Most geostationary telecommunications satellites don’t have star trackers on board. Is it fair to say that for Palapa D, the star tracker was the difference between a 10-plus-year mission and something much less favorable?
I don’t want to exaggerate its role and I wouldn’t say that without it, Palapa D would have been lost. We could have used the satellite’s gyros to help in the maneuvers. But it was a precious ally in the maneuvers. Without it, the situation could have been more complicated and we would have used much more fuel.
Once you began to maneuver the satellite, what was the procedure?
We conducted three perigee-boost maneuvers using the onboard thrusters, during which the star tracker was very useful, and then three apogee maneuvers.
Will this experience cause you to drop using conventional Earth sensors since you can rely on the star tracker?
In the space sector you want as many onboard redundancies as you can get given the mass constraints. But yes, we do think we can do without Earth sensors, and ultimately without gyros. For now we are looking at what design modifications may be introduced.
Are there any drawbacks to star trackers that would argue against their more-widespread use on geostationary satellites?
Certainly they have a cost associated to them, but that’s true of all hardware and star tracker prices are coming down with the introduction of new technology. One advantage is that you can put a star tracker just about anywhere on your satellite, whereas Earth sensors obviously need to be on the side of the satellite pointing toward the Earth. Also a star tracker is less sensitive to measuring inaccuracies than gyros and needs less calibration.

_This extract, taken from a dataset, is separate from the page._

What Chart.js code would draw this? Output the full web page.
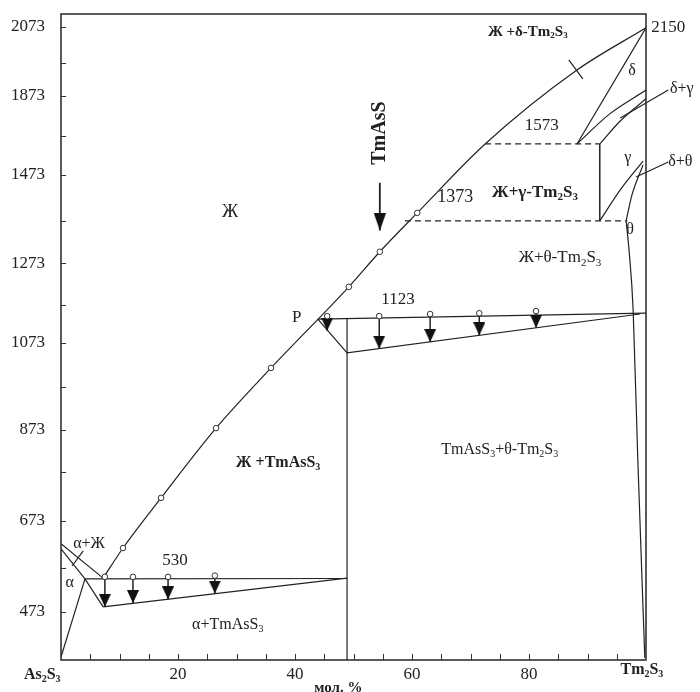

What advice would you give to future satellite builders who find themselves in a similar situation?
Above all, I should stress the importance of rapid decision-making in the early hours after in-orbit separation. This is a 24/7 situation and you cannot afford to have someone unavailable.
In this case, the decision-making was very quick, and we had good lines of communication opened between us, our customer, the technical teams, the Fucino operation and the insurers.